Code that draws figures
※ ※ ※
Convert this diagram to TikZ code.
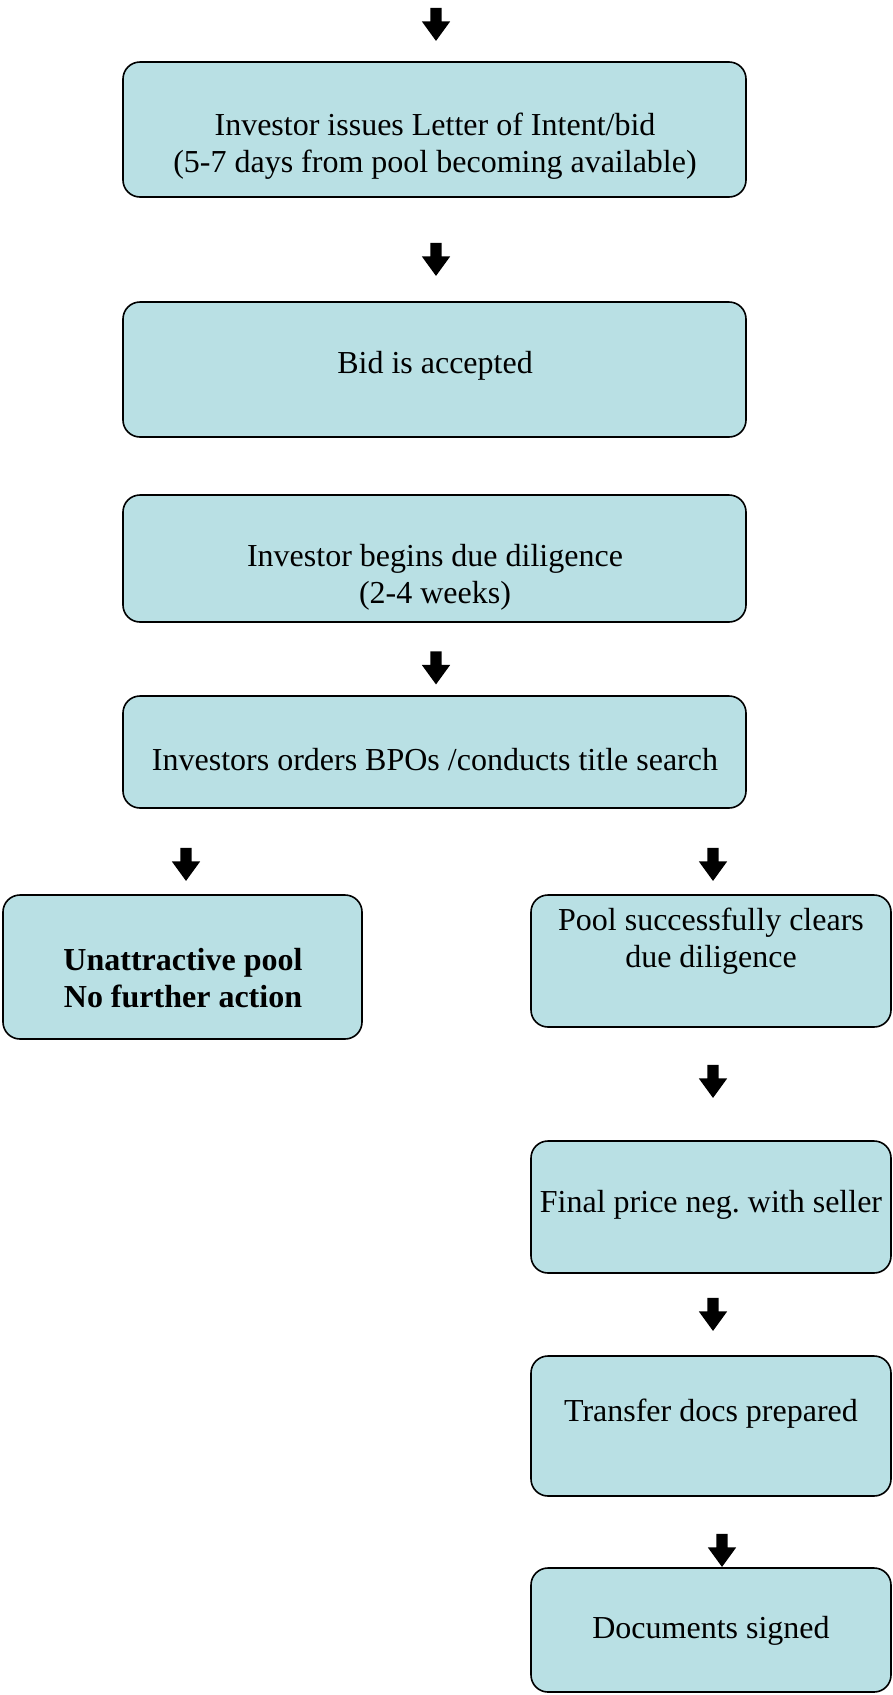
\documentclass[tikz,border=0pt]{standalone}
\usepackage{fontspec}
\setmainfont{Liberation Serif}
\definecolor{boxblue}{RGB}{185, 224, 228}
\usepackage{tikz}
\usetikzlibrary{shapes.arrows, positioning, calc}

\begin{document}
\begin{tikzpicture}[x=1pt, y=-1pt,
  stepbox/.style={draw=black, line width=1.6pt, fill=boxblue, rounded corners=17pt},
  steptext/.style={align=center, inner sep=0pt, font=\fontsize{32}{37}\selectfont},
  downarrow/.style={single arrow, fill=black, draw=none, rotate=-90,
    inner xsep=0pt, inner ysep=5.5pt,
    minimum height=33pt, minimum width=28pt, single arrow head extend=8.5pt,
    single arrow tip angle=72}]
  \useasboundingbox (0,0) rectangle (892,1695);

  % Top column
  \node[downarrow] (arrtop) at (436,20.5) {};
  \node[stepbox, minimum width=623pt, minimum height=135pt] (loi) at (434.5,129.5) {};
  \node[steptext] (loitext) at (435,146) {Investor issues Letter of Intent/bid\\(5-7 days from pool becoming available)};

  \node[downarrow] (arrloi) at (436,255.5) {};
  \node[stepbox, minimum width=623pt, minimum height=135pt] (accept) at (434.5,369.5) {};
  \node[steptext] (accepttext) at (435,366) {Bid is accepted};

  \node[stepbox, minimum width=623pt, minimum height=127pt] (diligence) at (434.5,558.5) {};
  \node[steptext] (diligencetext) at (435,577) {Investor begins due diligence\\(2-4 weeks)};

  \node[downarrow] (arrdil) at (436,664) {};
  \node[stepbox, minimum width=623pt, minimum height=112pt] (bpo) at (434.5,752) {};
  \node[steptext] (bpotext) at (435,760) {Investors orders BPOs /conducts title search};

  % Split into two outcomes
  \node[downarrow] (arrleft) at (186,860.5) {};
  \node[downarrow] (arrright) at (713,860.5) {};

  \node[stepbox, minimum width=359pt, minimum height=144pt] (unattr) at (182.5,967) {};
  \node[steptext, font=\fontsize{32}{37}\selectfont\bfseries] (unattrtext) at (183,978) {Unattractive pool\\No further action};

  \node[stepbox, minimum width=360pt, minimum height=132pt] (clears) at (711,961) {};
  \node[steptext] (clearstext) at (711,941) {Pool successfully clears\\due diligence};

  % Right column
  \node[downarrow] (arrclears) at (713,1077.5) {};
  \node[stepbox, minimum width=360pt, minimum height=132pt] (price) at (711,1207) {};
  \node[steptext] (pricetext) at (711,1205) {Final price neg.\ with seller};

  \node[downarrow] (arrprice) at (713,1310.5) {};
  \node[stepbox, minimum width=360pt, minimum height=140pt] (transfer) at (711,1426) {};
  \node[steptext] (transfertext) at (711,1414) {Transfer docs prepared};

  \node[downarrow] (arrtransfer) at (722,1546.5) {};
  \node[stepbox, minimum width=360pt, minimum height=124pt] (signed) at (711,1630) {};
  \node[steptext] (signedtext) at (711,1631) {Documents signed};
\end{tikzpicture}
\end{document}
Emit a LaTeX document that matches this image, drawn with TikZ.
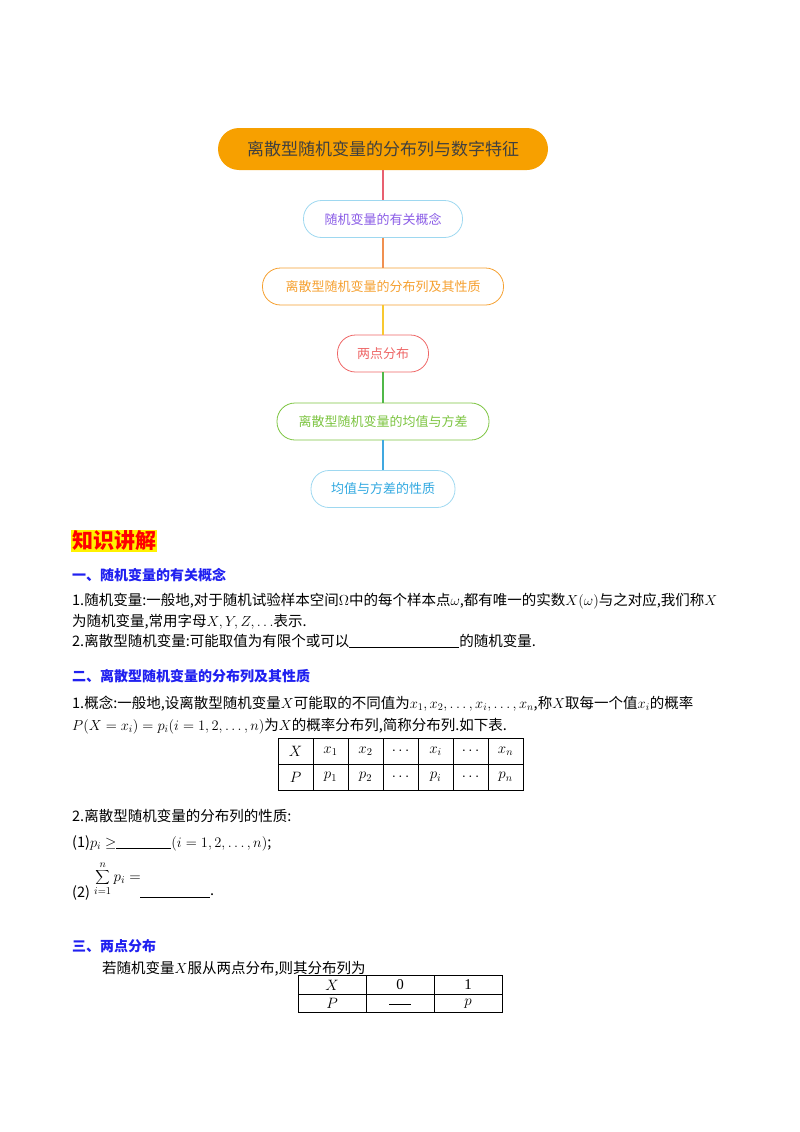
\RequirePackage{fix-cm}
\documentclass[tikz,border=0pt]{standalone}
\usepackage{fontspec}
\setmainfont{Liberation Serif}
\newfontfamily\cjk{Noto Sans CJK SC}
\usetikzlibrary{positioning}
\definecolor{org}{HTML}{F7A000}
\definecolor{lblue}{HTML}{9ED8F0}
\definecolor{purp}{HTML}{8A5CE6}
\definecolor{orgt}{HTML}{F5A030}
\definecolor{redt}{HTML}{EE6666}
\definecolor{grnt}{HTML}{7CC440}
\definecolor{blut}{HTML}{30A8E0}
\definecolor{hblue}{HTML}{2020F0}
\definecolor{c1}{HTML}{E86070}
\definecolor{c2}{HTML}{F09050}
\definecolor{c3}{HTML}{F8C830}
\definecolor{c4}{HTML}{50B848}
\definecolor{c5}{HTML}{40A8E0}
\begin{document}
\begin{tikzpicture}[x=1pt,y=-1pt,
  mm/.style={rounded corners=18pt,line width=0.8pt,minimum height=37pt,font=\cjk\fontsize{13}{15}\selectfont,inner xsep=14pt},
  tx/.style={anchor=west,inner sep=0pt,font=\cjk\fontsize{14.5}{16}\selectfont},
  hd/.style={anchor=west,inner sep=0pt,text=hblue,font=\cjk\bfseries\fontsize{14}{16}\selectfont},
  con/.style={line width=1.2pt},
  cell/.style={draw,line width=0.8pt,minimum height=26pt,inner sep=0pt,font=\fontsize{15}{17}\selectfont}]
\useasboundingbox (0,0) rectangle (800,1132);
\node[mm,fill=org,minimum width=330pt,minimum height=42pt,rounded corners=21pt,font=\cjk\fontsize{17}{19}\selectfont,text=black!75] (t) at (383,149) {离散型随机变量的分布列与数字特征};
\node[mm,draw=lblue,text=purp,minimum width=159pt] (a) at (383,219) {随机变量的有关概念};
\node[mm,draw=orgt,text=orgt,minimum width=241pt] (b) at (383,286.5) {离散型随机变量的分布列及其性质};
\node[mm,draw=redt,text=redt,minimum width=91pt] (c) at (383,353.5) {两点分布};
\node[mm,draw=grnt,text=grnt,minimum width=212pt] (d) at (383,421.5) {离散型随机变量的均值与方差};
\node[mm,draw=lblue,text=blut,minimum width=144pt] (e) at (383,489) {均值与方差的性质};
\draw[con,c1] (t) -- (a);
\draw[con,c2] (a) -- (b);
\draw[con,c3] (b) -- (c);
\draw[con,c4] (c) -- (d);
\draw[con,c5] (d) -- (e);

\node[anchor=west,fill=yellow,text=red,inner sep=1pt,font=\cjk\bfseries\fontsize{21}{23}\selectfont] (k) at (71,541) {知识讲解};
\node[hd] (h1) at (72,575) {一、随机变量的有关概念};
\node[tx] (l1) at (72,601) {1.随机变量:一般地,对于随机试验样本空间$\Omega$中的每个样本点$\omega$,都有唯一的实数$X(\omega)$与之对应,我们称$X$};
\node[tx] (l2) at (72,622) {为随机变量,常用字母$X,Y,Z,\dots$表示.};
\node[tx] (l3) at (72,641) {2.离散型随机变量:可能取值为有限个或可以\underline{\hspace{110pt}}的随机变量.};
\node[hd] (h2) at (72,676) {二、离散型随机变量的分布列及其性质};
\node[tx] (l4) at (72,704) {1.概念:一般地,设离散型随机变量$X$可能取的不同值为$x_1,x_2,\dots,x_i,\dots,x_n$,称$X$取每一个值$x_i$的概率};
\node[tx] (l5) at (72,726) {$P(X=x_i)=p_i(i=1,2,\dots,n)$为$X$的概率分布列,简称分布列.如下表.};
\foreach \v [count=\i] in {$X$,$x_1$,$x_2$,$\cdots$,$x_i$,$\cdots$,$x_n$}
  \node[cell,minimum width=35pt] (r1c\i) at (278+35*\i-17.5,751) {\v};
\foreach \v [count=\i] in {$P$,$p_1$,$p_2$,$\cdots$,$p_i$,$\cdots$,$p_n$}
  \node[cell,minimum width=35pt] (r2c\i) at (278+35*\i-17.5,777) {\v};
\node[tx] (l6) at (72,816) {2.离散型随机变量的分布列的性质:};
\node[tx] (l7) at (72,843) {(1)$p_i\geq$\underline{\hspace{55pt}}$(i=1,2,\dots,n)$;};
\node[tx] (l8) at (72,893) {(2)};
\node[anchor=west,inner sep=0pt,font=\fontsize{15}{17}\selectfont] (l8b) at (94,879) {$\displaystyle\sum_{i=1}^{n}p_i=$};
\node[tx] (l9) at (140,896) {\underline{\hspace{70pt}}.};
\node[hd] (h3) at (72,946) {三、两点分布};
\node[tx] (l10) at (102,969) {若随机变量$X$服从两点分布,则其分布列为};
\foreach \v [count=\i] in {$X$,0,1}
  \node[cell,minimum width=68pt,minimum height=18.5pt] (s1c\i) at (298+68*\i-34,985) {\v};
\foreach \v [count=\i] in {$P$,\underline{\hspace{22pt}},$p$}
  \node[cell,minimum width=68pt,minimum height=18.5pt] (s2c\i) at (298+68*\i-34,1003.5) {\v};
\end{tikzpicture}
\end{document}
※ ※ ※
**Task details**
Reproduce the material above from its first line through the line containing "(pricetext) at (711,1205)", both ends included, and skip every picture.

**Solution for this exercise**
Convert this diagram to TikZ code.
\documentclass[tikz,border=0pt]{standalone}
\usepackage{fontspec}
\setmainfont{Liberation Serif}
\definecolor{boxblue}{RGB}{185, 224, 228}
\usepackage{tikz}
\usetikzlibrary{shapes.arrows, positioning, calc}

\begin{document}
\begin{tikzpicture}[x=1pt, y=-1pt,
  stepbox/.style={draw=black, line width=1.6pt, fill=boxblue, rounded corners=17pt},
  steptext/.style={align=center, inner sep=0pt, font=\fontsize{32}{37}\selectfont},
  downarrow/.style={single arrow, fill=black, draw=none, rotate=-90,
    inner xsep=0pt, inner ysep=5.5pt,
    minimum height=33pt, minimum width=28pt, single arrow head extend=8.5pt,
    single arrow tip angle=72}]
  \useasboundingbox (0,0) rectangle (892,1695);

  % Top column
  \node[downarrow] (arrtop) at (436,20.5) {};
  \node[stepbox, minimum width=623pt, minimum height=135pt] (loi) at (434.5,129.5) {};
  \node[steptext] (loitext) at (435,146) {Investor issues Letter of Intent/bid\\(5-7 days from pool becoming available)};

  \node[downarrow] (arrloi) at (436,255.5) {};
  \node[stepbox, minimum width=623pt, minimum height=135pt] (accept) at (434.5,369.5) {};
  \node[steptext] (accepttext) at (435,366) {Bid is accepted};

  \node[stepbox, minimum width=623pt, minimum height=127pt] (diligence) at (434.5,558.5) {};
  \node[steptext] (diligencetext) at (435,577) {Investor begins due diligence\\(2-4 weeks)};

  \node[downarrow] (arrdil) at (436,664) {};
  \node[stepbox, minimum width=623pt, minimum height=112pt] (bpo) at (434.5,752) {};
  \node[steptext] (bpotext) at (435,760) {Investors orders BPOs /conducts title search};

  % Split into two outcomes
  \node[downarrow] (arrleft) at (186,860.5) {};
  \node[downarrow] (arrright) at (713,860.5) {};

  \node[stepbox, minimum width=359pt, minimum height=144pt] (unattr) at (182.5,967) {};
  \node[steptext, font=\fontsize{32}{37}\selectfont\bfseries] (unattrtext) at (183,978) {Unattractive pool\\No further action};

  \node[stepbox, minimum width=360pt, minimum height=132pt] (clears) at (711,961) {};
  \node[steptext] (clearstext) at (711,941) {Pool successfully clears\\due diligence};

  % Right column
  \node[downarrow] (arrclears) at (713,1077.5) {};
  \node[stepbox, minimum width=360pt, minimum height=132pt] (price) at (711,1207) {};
  \node[steptext] (pricetext) at (711,1205) {Final price neg.\ with seller};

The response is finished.